Jerry Springer stars as Jerry Farrelly, talk show host. His show, Jerry!, lets its guests air their dirty laundry in front of a national television audience, and also (occassionally) engage in brutal fistcuffs.

The first set of guests, for the show titled “You Did WHAT With Your Stepdaddy?”, are a pathetic bunch of trailer trash. Angel Zorzak (Jaime Pressly) is a sex-starved 19-year old having an affair with her stepfather (Michael Dudikoff). In retaliation, her 34-year old mother, Connie (Molly Hagen) strikes up a relationship with Angel’s fiancee, Willie (Ashley Holbrook).

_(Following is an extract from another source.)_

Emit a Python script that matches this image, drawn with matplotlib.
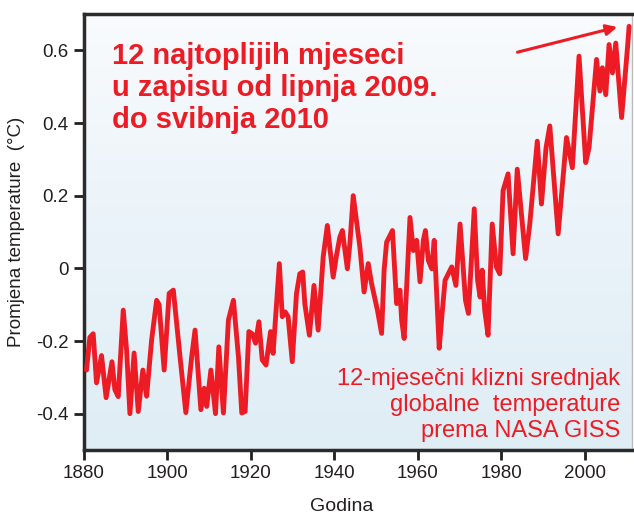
import matplotlib
matplotlib.use("Agg")
import matplotlib.pyplot as plt
from matplotlib.colors import LinearSegmentedColormap
import numpy as np

plt.rcParams['font.family'] = ['Liberation Sans', 'DejaVu Sans']

# 12-mjesečni klizni srednjak (očitano sa slike)
godine = [1880.6, 1881.4, 1882.2, 1883.0, 1884.2, 1885.3, 1886.1, 1886.7, 1887.4, 1888.2,
          1889.4, 1890.2, 1891.0, 1892.0, 1893.0, 1894.1, 1895.0, 1896.2, 1897.4, 1898.0,
          1899.2, 1900.4, 1901.4, 1903.0, 1904.4, 1905.8, 1906.6, 1908.0, 1908.8, 1909.4,
          1910.4, 1911.5, 1912.3, 1913.4, 1914.6, 1915.8, 1917.0, 1917.8, 1918.6, 1919.5,
          1920.3, 1921.1, 1921.9, 1922.7, 1923.6, 1924.7, 1925.3, 1926.8, 1927.5, 1928.2,
          1928.9, 1929.9, 1930.9, 1931.7, 1932.4, 1932.9, 1934.0, 1935.1, 1936.1, 1937.3,
          1938.3, 1939.7, 1940.5, 1941.3, 1941.9, 1943.1, 1943.7, 1944.5, 1946.1, 1947.1,
          1948.1, 1948.9, 1950.3, 1951.3, 1951.9, 1952.5, 1953.9, 1954.9, 1955.7, 1956.1,
          1956.7, 1958.1, 1958.9, 1959.7, 1960.5, 1961.3, 1961.8, 1962.5, 1963.3, 1963.9,
          1965.1, 1965.8, 1966.5, 1968.1, 1969.1, 1970.1, 1971.4, 1972.1, 1973.5, 1974.3,
          1974.9, 1975.4, 1976.0, 1976.8, 1977.8, 1978.8, 1979.6, 1980.4, 1981.6, 1982.8,
          1983.8, 1985.8, 1986.8, 1988.6, 1989.6, 1990.7, 1991.6, 1993.6, 1995.6, 1997.0,
          1998.6, 2000.2, 2001.0, 2002.8, 2003.6, 2004.2, 2005.0, 2005.8, 2006.6, 2007.4,
          2008.8, 2010.2, 2010.6]
anomalija = [-0.28, -0.19, -0.18, -0.315, -0.24, -0.356, -0.30, -0.257, -0.334, -0.353,
             -0.115, -0.225, -0.40, -0.233, -0.394, -0.28, -0.352, -0.197, -0.088, -0.10,
             -0.28, -0.069, -0.06, -0.243, -0.397, -0.243, -0.17, -0.389, -0.33, -0.38,
             -0.28, -0.40, -0.216, -0.398, -0.142, -0.088, -0.243, -0.398, -0.394, -0.174,
             -0.18, -0.206, -0.147, -0.252, -0.266, -0.174, -0.234, 0.013, -0.133, -0.12,
             -0.133, -0.257, -0.07, -0.015, -0.01, -0.097, -0.184, -0.047, -0.17, 0.031,
             0.118, -0.024, 0.036, 0.086, 0.104, -0.001, 0.068, 0.20, 0.058, -0.065,
             0.013, -0.042, -0.115, -0.179, -0.005, 0.072, 0.104, -0.097, -0.06, -0.142,
             -0.193, 0.14, 0.049, 0.077, -0.037, 0.077, 0.104, 0.022, -0.001, 0.077,
             -0.22, -0.124, -0.033, 0.004, -0.047, 0.122, -0.088, -0.124, 0.164, -0.033,
             -0.079, -0.005, -0.115, -0.184, 0.122, 0.004, -0.015, 0.214, 0.26, 0.04,
             0.273, 0.027, 0.122, 0.35, 0.177, 0.332, 0.392, 0.095, 0.36, 0.277,
             0.584, 0.291, 0.332, 0.575, 0.488, 0.552, 0.478, 0.616, 0.538, 0.62,
             0.415, 0.606, 0.666]

x_ticks = [1880, 1900, 1920, 1940, 1960, 1980, 2000]
y_ticks = [-0.4, -0.2, 0, 0.2, 0.4, 0.6]
y_labels = ['-0.4', '-0.2', '0', '0.2', '0.4', '0.6']

crvena = '#ed1c24'
siva = '#231f20'

fig = plt.figure(figsize=(6.34, 5.15), dpi=100)
ax = fig.add_axes([0.1325, 0.1262, 0.8644, 0.8466])
ax.set_xlim(1880, 2011.3)
ax.set_ylim(-0.5, 0.7)

# pozadina s prijelazom boje (bijelo -> svijetloplavo)
cmap = LinearSegmentedColormap.from_list('poz', ['#dfedf5', '#eaf3f9', '#f9fbfd'])
grad = np.linspace(0, 1, 256).reshape(-1, 1)
ax.imshow(grad, extent=[1880, 2011.3, -0.5, 0.7], origin='lower', aspect='auto',
          cmap=cmap, zorder=0)

ax.plot(godine, anomalija, color=crvena, linewidth=3.5, solid_joinstyle='round',
        solid_capstyle='round', zorder=3)

# strelica prema rekordnim mjesecima
ax.annotate('', xy=(2008.4, 0.666), xytext=(1983.2, 0.593),
            arrowprops=dict(arrowstyle='-|>', color=crvena, lw=2.2, mutation_scale=16))

ax.text(1886.6, 0.624, '12 najtoplijih mjeseci\nu zapisu od lipnja 2009.\ndo svibnja 2010',
        color=crvena, fontsize=21, fontweight='bold', va='top', ha='left', linespacing=1.18)
ax.text(2008.5, -0.477, '12-mjesečni klizni srednjak\nglobalne  temperature\nprema NASA GISS',
        color=crvena, fontsize=17, ha='right', va='bottom', linespacing=1.22)

ax.set_xticks(x_ticks)
ax.set_yticks(y_ticks)
ax.set_yticklabels(y_labels)
ax.tick_params(axis='both', direction='out', length=7, width=2, colors=siva,
               labelsize=13.5, pad=4)

for s in ['left', 'bottom', 'top']:
    ax.spines[s].set_color('#2b2b2b')
    ax.spines[s].set_linewidth(2.5)
ax.spines['right'].set_color('#bbbbbb')
ax.spines['right'].set_linewidth(1)

ax.set_xlabel('Godina', fontsize=14, color=siva, labelpad=10)
ax.xaxis.set_label_coords(0.47, -0.11)
ax.set_ylabel('Promjena temperature  (°C)', fontsize=13.5, color=siva, labelpad=8)

fig.savefig('out.png', dpi=100)
plt.close(fig)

The second Jerry! show is entitled “My Traitor Girlfriends”. Starletta (Wendy Raquel Robinson) is having problems with her boyfriend, Demond (Michael Jai White). He’ll sleep with anyone, including Starletta’s best friends, Vonda (Tangie Ambrose) and Leshawnette (Nicki Michneaux).

Now, obviously, these are the screenwriters’ attempts at setting up the “perfect” Jerry Springer show. But, where’s the fun in that? I mean, part of the lurid appeal of his TV show is that the guests are real. Real people with real problems and real bad attitudes. Here, it’s just a bunch of actors acting badly, and it shows.

I guess here you also get to see the enchanting lives the “typical” Jerry Springer guests live before their on-air appearances. And you also get to gawk at the “glamourous” life behind the scenes of Jerry’s show. In other words, nothing very appealing is here at all.

But nothing can compare to when the film starts preaching its “message”. You see, Jerry Springer is all about helping the poor. Anyone who dislikes the show is simply uncomfortable with watching poor folk talk about their problems. However, Ringmaster conveniently forgets to mention the fact that the show also happens to be exploiting those same “poor folk” it supposedly champions. Oh well, they never claimed it was a rational argument.

If you’re a die-hard Jerry Springer junkie, you ought to stick with the real thing. For those of you non-fans out there, Ringmaster certainly won’t convert you. If anything, it may make you despise Jerry Springer all the more.